▽
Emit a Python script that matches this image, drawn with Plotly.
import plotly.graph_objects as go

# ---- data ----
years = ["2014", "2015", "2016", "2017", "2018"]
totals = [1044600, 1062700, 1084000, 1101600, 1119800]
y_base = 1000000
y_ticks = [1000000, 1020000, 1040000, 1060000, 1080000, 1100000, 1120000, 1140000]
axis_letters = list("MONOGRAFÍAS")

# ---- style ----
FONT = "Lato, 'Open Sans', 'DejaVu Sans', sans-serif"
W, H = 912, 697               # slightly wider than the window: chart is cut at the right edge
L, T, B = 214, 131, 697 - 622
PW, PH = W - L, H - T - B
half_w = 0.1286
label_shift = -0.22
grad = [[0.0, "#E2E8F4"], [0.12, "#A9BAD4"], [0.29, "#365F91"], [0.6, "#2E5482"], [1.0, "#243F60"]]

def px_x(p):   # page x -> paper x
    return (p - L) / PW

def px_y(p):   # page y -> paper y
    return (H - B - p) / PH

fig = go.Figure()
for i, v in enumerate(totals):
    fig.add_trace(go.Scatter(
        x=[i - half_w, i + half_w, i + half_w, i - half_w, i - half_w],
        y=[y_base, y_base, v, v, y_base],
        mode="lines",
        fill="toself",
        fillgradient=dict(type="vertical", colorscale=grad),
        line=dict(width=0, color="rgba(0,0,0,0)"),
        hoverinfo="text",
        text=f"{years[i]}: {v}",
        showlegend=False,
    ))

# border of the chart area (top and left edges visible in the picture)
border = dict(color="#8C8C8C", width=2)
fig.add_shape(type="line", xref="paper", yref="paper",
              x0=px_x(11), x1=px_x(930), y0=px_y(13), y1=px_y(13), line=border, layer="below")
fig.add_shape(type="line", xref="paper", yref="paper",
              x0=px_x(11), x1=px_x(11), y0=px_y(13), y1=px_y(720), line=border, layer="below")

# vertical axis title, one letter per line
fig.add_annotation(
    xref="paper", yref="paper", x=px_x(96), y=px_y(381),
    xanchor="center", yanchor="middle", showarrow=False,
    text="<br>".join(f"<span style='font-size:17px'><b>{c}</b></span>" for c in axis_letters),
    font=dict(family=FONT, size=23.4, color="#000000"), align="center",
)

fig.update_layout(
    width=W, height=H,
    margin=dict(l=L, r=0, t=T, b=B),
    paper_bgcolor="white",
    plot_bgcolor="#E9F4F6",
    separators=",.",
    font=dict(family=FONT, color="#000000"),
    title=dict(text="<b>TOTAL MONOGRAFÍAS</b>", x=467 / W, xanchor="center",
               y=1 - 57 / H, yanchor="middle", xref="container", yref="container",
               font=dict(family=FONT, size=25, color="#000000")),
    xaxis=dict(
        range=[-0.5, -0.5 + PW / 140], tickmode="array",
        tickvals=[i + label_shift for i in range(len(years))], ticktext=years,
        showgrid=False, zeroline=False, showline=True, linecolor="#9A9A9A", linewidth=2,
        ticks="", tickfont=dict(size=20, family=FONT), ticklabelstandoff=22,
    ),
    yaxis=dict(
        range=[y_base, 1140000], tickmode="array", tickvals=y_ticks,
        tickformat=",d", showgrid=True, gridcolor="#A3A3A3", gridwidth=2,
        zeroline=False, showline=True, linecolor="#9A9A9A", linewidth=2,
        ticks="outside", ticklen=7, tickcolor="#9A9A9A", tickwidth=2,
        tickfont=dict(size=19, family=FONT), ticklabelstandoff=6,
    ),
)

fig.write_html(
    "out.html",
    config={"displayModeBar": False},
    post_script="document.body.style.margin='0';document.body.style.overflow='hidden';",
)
△
▶ _Description of the task_: Quote the listing above from its first line to the line with "return (H - B - p) / PH", inclusive, and add nothing.

▶ _Exercise response_:
Emit a Python script that matches this image, drawn with Plotly.
import plotly.graph_objects as go

# ---- data ----
years = ["2014", "2015", "2016", "2017", "2018"]
totals = [1044600, 1062700, 1084000, 1101600, 1119800]
y_base = 1000000
y_ticks = [1000000, 1020000, 1040000, 1060000, 1080000, 1100000, 1120000, 1140000]
axis_letters = list("MONOGRAFÍAS")

# ---- style ----
FONT = "Lato, 'Open Sans', 'DejaVu Sans', sans-serif"
W, H = 912, 697               # slightly wider than the window: chart is cut at the right edge
L, T, B = 214, 131, 697 - 622
PW, PH = W - L, H - T - B
half_w = 0.1286
label_shift = -0.22
grad = [[0.0, "#E2E8F4"], [0.12, "#A9BAD4"], [0.29, "#365F91"], [0.6, "#2E5482"], [1.0, "#243F60"]]

def px_x(p):   # page x -> paper x
    return (p - L) / PW

def px_y(p):   # page y -> paper y
    return (H - B - p) / PH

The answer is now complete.